What is expected: Leave out all pictures. Return exactly the lines from the top of the material through the line containing "const superSatFit = [15.62, 3.09];".

Source data:
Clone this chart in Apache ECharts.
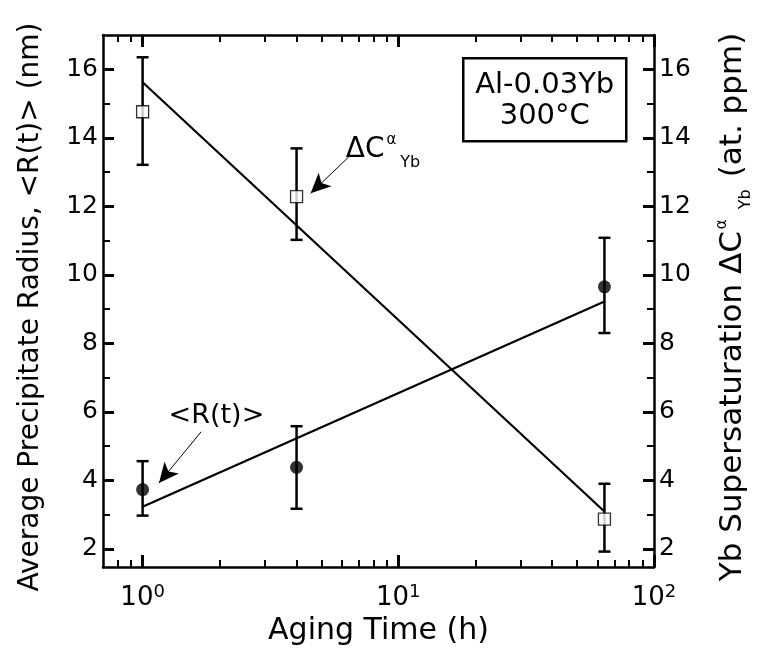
<!DOCTYPE html>
<html>
<head>
<meta charset="utf-8">
<script src="https://cdn.jsdelivr.net/npm/echarts@6/dist/echarts.min.js"></script>
<style>
html, body { margin: 0; padding: 0; background: #fff; }
#chart { width: 762px; height: 651px; }
</style>
</head>
<body>
<div id="chart"></div>
<script>
// Aging times (h) and measured values with error bar limits
const agingTime = [1, 4, 64];
const radius = [3.73, 4.38, 9.65];
const radiusLow = [2.97, 3.17, 8.30];
const radiusHigh = [4.56, 5.58, 11.08];
const superSat = [14.76, 12.28, 2.87];
const superSatLow = [13.21, 11.02, 1.92];
const superSatHigh = [16.35, 13.69, 3.90];

// Fitted trend lines (end points)
const fitTime = [1, 64];
const radiusFit = [3.23, 9.22];
const superSatFit = [15.62, 3.09];

// Tick positions
const xMajorTicks = [1, 10, 100];
const xMinorTicks = [0.8, 0.9, 2, 3, 4, 5, 6, 7, 8, 9, 20, 30, 40, 50, 60, 70, 80, 90];
const yMajorTicks = [2, 4, 6, 8, 10, 12, 14, 16];
const yMinorTicks = [3, 5, 7, 9, 11, 13, 15];

const FONT = 'DejaVu Sans';
const X_MIN = 0.7, X_MAX = 100, Y_MIN = 1.47, Y_MAX = 17;

function xAxisDef(position, major) {
  return {
    type: 'log', logBase: 10, min: X_MIN, max: X_MAX, position: position,
    axisLine: { show: major, lineStyle: { color: '#000', width: 2.5 } },
    axisTick: {
      show: true, inside: true, length: major ? 12 : 7,
      customValues: major ? xMajorTicks : xMinorTicks,
      lineStyle: { color: '#000', width: major ? 3 : 2 }
    },
    axisLabel: {
      show: major && position === 'bottom', customValues: xMajorTicks, margin: 16,
      formatter: v => '{b|10}{s|' + Math.round(Math.log10(v)) + '}',
      rich: {
        b: { fontFamily: FONT, fontSize: 26, color: '#000' },
        s: { fontFamily: FONT, fontSize: 18, color: '#000', verticalAlign: 'top', padding: [0, 0, 12, 0] }
      }
    },
    splitLine: { show: false },
    name: (major && position === 'bottom') ? 'Aging Time (h)' : '',
    nameLocation: 'middle', nameGap: 48,
    nameTextStyle: { fontFamily: FONT, fontSize: 30, color: '#000' }
  };
}

function yAxisDef(position, major, name, nameGap, nameSize, rich) {
  return {
    type: 'value', min: Y_MIN, max: Y_MAX, position: position,
    axisLine: { show: major, lineStyle: { color: '#000', width: 2.5 } },
    axisTick: {
      show: true, inside: true, length: major ? 11 : 7,
      customValues: major ? yMajorTicks : yMinorTicks,
      lineStyle: { color: '#000', width: major ? 3 : 2 }
    },
    axisLabel: {
      show: major, customValues: yMajorTicks, margin: 5,
      fontFamily: FONT, fontSize: 25, color: '#000'
    },
    splitLine: { show: false },
    name: major ? name : '',
    nameLocation: 'middle', nameGap: nameGap,
    nameTextStyle: {
      fontFamily: FONT, fontSize: nameSize, color: '#000',
      padding: [0, 12, 0, 0], rich: rich || {}
    }
  };
}

function errorBars(yAxisIndex, low, high) {
  return {
    type: 'custom', xAxisIndex: 0, yAxisIndex: yAxisIndex, z: 3,
    data: agingTime.map((t, i) => [t, low[i], high[i]]),
    encode: { x: 0, y: [1, 2] },
    renderItem: function (params, api) {
      const x = api.value(0);
      const lo = api.coord([x, api.value(1)]);
      const hi = api.coord([x, api.value(2)]);
      const w = 6;
      const st = { stroke: '#000', lineWidth: 2.5 };
      return {
        type: 'group',
        children: [
          { type: 'line', shape: { x1: lo[0], y1: lo[1], x2: hi[0], y2: hi[1] }, style: st },
          { type: 'line', shape: { x1: lo[0] - w, y1: lo[1], x2: lo[0] + w, y2: lo[1] }, style: st },
          { type: 'line', shape: { x1: hi[0] - w, y1: hi[1], x2: hi[0] + w, y2: hi[1] }, style: st }
        ]
      };
    }
  };
}

const rightTitleRich = {
  m: { fontFamily: FONT, fontSize: 31, color: '#000' },
  sup: { fontFamily: FONT, fontSize: 15, color: '#000', padding: [0, 6, 22, 2] },
  sub: { fontFamily: FONT, fontSize: 16, color: '#000', padding: [26, 12, 0, 4] }
};

const chart = echarts.init(document.getElementById('chart'), null, { renderer: 'canvas' });
chart.setOption({
  backgroundColor: '#fff',
  animation: false,
  grid: { left: 103, right: 105, top: 35, bottom: 84, containLabel: false },
  xAxis: [
    xAxisDef('bottom', true),
    xAxisDef('bottom', false),
    xAxisDef('top', true),
    xAxisDef('top', false)
  ],
  yAxis: [
    yAxisDef('left', true, 'Average Precipitate Radius, <R(t)> (nm)', 58, 28),
    yAxisDef('left', false, '', 0, 28),
    yAxisDef('right', true, '{m|Yb Supersaturation ΔC}{sup|α}{sub|Yb}{m|(at. ppm)}', 58, 31, rightTitleRich),
    yAxisDef('right', false, '', 0, 28)
  ],
  graphic: [{
    type: 'group', left: 462, top: 57,
    children: [
      { type: 'rect', shape: { x: 0, y: 0, width: 163, height: 83 },
        style: { fill: '#fff', stroke: '#000', lineWidth: 2.5 } },
      { type: 'text', x: 81.5, y: 27,
        style: { text: 'Al-0.03Yb', font: '29px "DejaVu Sans"', fill: '#000', align: 'center', verticalAlign: 'middle' } },
      { type: 'text', x: 81.5, y: 58,
        style: { text: '300°C', font: '29px "DejaVu Sans"', fill: '#000', align: 'center', verticalAlign: 'middle' } }
    ]
  }],
  series: [
    {
      name: 'radius fit', type: 'line', xAxisIndex: 0, yAxisIndex: 0, z: 2,
      data: fitTime.map((t, i) => [t, radiusFit[i]]),
      symbol: 'none', lineStyle: { color: '#000', width: 2.2 },
      markLine: {
        silent: true, symbol: ['none', 'arrow'], symbolSize: [14, 20],
        lineStyle: { color: '#000', width: 1, type: 'solid' },
        label: { show: false },
        data: [[{ coord: [1.695, 5.42] }, { coord: [1.159, 3.92] }]]
      },
      markPoint: {
        silent: true, symbol: 'circle', symbolSize: 0,
        data: [{ coord: [1.944, 5.88], value: 0 }],
        label: { show: true, position: 'inside', formatter: '<R(t)>', fontFamily: FONT, fontSize: 27, color: '#000' }
      }
    },
    {
      name: 'supersaturation fit', type: 'line', xAxisIndex: 0, yAxisIndex: 2, z: 2,
      data: fitTime.map((t, i) => [t, superSatFit[i]]),
      symbol: 'none', lineStyle: { color: '#000', width: 2.2 },
      markLine: {
        silent: true, symbol: ['none', 'arrow'], symbolSize: [14, 20],
        lineStyle: { color: '#000', width: 1, type: 'solid' },
        label: { show: false },
        data: [[{ coord: [6.40, 13.44] }, { coord: [4.54, 12.38] }]]
      },
      markPoint: {
        silent: true, symbol: 'circle', symbolSize: 0,
        data: [{ coord: [6.23, 13.65], value: 0 }],
        label: {
          show: true, position: 'right', distance: 0,
          formatter: '{m|ΔC}{sup|α}{sub|Yb}',
          rich: {
            m: { fontFamily: FONT, fontSize: 28, color: '#000' },
            sup: { fontFamily: FONT, fontSize: 15, color: '#000', padding: [0, 2, 20, 2] },
            sub: { fontFamily: FONT, fontSize: 16, color: '#000', padding: [26, 0, 0, 2] }
          }
        }
      }
    },
    errorBars(0, radiusLow, radiusHigh),
    errorBars(2, superSatLow, superSatHigh),
    {
      name: '<R(t)>', type: 'scatter', xAxisIndex: 0, yAxisIndex: 0, z: 5,
      data: agingTime.map((t, i) => [t, radius[i]]),
      symbol: 'circle', symbolSize: 13,
      itemStyle: { color: '#000' }
    },
    {
      name: 'ΔC', type: 'scatter', xAxisIndex: 0, yAxisIndex: 2, z: 5,
      data: agingTime.map((t, i) => [t, superSat[i]]),
      symbol: 'rect', symbolSize: 12,
      itemStyle: { color: '#fff', borderColor: '#000', borderWidth: 1.3 }
    }
  ]
});
</script>
</body>
</html>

Response to the task:
Clone this chart in Apache ECharts.
<!DOCTYPE html>
<html>
<head>
<meta charset="utf-8">
<script src="https://cdn.jsdelivr.net/npm/echarts@6/dist/echarts.min.js"></script>
<style>
html, body { margin: 0; padding: 0; background: #fff; }
#chart { width: 762px; height: 651px; }
</style>
</head>
<body>
<div id="chart"></div>
<script>
// Aging times (h) and measured values with error bar limits
const agingTime = [1, 4, 64];
const radius = [3.73, 4.38, 9.65];
const radiusLow = [2.97, 3.17, 8.30];
const radiusHigh = [4.56, 5.58, 11.08];
const superSat = [14.76, 12.28, 2.87];
const superSatLow = [13.21, 11.02, 1.92];
const superSatHigh = [16.35, 13.69, 3.90];

// Fitted trend lines (end points)
const fitTime = [1, 64];
const radiusFit = [3.23, 9.22];
const superSatFit = [15.62, 3.09];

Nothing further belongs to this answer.